Quando Rui Ramos sustenta (p. 11) que “Salazar foi o primeiro chefe do governo, desde 1834, que não era liberal ou republicano”, ele está a emitir, precisamente, uma frase que é oca, e que se revisitasse umas das razões imediatas mais próximas para o acirramento da lutas políticas e sociais no final da Monarquia veria que esteve ligada, na realidade, à presença de um “conservador de tipo reaccionário”, e monárquico, chamado João Franco, que foi um exemplar em similitude política ao de Salazar.

Sucederam-lhe já em plena I República, “protótipos”, melhor dizendo, projectos de poder prenunciadores do que veio a dar a Ditadura Militar, com a “estabilização” do modelo, anos depois, com a implantação do Estado Novo: a ditadura de Pimenta de Castro; o governo do chamado Rei-Presidente Sidónio País e mesmo o governo mais prolongado no tempo de Afonso Costa, entre outras tentativas.

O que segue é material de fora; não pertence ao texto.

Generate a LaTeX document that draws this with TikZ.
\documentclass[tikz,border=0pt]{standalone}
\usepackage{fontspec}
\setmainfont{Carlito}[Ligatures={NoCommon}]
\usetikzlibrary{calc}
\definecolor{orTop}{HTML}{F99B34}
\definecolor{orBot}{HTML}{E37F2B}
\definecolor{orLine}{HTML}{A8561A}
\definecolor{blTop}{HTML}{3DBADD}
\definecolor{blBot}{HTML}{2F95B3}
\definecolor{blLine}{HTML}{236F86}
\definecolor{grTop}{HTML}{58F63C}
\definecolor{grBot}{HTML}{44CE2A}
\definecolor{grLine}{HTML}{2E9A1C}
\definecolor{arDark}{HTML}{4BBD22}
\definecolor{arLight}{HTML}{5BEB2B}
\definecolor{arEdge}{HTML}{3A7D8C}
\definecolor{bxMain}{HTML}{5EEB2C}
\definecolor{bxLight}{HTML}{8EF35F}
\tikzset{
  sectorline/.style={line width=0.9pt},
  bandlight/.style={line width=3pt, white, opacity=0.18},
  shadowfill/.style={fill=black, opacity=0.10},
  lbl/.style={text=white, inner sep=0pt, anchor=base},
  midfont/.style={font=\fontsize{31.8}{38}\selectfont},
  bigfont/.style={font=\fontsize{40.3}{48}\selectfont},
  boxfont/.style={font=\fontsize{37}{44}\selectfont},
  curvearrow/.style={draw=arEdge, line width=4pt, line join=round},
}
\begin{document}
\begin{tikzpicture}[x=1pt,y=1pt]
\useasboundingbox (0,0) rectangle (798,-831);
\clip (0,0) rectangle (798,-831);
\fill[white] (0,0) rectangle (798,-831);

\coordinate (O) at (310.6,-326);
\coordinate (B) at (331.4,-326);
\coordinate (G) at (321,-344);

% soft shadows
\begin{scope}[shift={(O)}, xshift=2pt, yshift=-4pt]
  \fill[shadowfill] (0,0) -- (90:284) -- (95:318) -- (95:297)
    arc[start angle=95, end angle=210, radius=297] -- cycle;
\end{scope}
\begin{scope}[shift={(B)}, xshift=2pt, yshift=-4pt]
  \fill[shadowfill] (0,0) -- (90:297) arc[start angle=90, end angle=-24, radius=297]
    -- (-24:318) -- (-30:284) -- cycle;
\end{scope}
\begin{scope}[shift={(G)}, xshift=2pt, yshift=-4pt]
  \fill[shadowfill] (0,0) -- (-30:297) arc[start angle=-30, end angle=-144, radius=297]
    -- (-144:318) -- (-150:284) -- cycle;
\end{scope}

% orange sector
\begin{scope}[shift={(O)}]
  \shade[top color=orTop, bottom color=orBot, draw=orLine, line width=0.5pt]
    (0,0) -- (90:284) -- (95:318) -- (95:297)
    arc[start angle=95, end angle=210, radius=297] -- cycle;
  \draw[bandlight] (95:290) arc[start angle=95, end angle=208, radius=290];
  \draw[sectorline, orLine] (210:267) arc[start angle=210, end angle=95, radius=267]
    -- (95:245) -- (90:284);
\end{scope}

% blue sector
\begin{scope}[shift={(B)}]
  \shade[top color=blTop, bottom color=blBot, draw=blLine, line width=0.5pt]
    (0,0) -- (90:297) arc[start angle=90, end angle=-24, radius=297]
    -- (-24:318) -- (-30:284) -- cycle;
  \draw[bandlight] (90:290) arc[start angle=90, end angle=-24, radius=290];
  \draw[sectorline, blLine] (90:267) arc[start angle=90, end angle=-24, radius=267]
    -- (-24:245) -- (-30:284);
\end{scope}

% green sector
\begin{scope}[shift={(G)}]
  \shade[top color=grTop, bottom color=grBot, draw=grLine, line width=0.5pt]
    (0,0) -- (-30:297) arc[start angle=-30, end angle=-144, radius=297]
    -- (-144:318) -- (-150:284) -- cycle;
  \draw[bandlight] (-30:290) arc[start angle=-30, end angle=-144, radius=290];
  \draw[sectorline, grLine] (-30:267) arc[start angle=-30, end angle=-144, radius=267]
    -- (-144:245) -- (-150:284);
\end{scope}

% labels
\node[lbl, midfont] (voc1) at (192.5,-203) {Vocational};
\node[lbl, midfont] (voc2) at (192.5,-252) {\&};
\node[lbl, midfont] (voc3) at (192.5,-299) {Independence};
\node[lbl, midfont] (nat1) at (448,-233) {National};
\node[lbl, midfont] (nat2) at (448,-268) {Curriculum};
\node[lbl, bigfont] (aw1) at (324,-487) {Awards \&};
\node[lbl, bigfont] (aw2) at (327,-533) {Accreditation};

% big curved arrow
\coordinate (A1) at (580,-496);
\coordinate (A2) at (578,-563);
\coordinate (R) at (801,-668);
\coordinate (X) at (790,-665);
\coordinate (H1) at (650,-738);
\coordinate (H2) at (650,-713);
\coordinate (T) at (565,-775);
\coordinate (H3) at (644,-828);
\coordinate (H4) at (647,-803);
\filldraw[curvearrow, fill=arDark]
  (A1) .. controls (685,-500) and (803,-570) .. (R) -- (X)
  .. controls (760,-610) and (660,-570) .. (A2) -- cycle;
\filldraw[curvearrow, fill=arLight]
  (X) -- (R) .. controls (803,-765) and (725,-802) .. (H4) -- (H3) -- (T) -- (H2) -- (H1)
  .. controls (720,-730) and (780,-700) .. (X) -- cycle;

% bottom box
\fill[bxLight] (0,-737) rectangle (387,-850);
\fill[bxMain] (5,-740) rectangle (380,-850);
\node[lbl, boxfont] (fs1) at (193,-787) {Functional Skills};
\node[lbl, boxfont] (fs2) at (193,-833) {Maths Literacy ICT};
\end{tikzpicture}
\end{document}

Ora, estes projectos tinham uma matriz idêntica, que se veio a solidificar com António de Oliveira Salazar: moldar o Estado aos ditames do poder económico dominante, subalternizar, suspender ou ilegalizar os partidos, destroçar as classes assalariadas, e em particular, o operariado, que ganhavam terreno nas suas reivindicações e na constância das suas lutas, e se tornavam um fantasma ameaçador para o poder burguês saído do movimento revolucionário que implantou a República.

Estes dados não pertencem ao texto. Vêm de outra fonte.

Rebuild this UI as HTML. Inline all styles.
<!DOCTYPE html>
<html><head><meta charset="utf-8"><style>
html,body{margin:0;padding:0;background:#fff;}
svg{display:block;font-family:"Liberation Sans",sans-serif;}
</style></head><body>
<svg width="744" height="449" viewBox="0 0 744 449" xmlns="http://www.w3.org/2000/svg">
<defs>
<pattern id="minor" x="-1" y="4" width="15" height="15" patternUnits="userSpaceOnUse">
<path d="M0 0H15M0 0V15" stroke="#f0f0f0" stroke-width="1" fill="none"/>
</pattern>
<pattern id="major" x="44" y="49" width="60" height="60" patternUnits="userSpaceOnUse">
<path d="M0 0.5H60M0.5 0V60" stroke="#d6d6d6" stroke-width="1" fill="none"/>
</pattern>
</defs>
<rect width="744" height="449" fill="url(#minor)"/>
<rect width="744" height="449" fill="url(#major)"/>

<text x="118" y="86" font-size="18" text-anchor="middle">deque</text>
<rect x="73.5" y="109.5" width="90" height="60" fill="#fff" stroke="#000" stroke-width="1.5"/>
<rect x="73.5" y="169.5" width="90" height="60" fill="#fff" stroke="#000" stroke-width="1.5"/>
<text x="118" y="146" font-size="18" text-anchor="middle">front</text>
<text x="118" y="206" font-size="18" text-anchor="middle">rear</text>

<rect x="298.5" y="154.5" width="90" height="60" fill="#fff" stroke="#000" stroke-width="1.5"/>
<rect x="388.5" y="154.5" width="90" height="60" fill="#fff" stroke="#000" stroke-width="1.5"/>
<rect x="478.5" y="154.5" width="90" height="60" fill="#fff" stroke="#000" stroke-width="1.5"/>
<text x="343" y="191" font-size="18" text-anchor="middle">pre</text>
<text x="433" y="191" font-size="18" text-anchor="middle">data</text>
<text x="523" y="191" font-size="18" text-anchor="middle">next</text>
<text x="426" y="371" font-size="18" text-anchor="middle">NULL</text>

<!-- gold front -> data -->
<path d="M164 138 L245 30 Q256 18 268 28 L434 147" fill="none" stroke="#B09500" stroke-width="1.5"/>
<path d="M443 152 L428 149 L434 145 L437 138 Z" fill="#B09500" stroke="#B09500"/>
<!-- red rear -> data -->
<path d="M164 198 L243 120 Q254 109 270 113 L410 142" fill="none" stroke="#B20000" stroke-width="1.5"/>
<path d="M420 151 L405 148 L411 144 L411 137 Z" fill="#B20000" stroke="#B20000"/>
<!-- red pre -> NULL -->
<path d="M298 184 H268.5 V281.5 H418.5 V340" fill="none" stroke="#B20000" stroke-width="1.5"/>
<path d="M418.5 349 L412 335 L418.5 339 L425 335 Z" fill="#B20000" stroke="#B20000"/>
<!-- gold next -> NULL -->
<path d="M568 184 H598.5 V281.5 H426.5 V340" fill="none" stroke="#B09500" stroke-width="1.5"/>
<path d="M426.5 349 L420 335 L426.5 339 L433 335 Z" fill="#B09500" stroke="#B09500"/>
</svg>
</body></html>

Do golpe de Estado militar de 1926 ao golpe de Estado de Salazar em 1932/33, é o período do desmantelamento da última fracção republicana, que se acolitava por detrás de velhos militares maçónicos, que, pensando assegurar o regime da I República, utilizando uma política de “mão de ferro” sobre a “desordem” das ruas, tiveram de ceder a um astuto e cobarde professor de Economia o governo prático do Estado, que se utilizou as baionetas da segunda fila da oficialagem para impor um “Estado Novo”.
Ora, este período é, precisamente, percorrido por uma luta política fraticida, intensa e desastrosa no seio do velho republicanismo, em que alguns dos mais “veneráveis” se tornam cúmplices da ascensão do homem que veio de Santa Comba e, que adquiriu e formou uma reputação de honestidade, coragem e sentido de Estado, que nunca correspondeu a uma verdade, e que para fazer uma análise mais profunda, na economia, na política, na sociedade, teria de ser escrita uma obra livresca, que não se coaduna com este blog.

O que eu queria afirmar é que não são os anti-fascistas que o mantêm vivo, mas sim os propósitos de seguidores dentro do actual regime político, que procuram “ressuscitar” o “modelo político” que Salazar implantou: supressão (ou em versão mais soft, suspensão) do parlamentarismo, restrições dos direitos políticos, sindicais e sociais, reforço do presidencialismo ou formação de um “governo forte”, que destroce a capacidade operativa dos partidos ditos mais radicais nas suas propostas de criação de um novo modelo económico social, limitação e, mesmo impedimento, das organizações associativas sindicais, de modo a ilegalizar, se possível, o próprio direito à greve.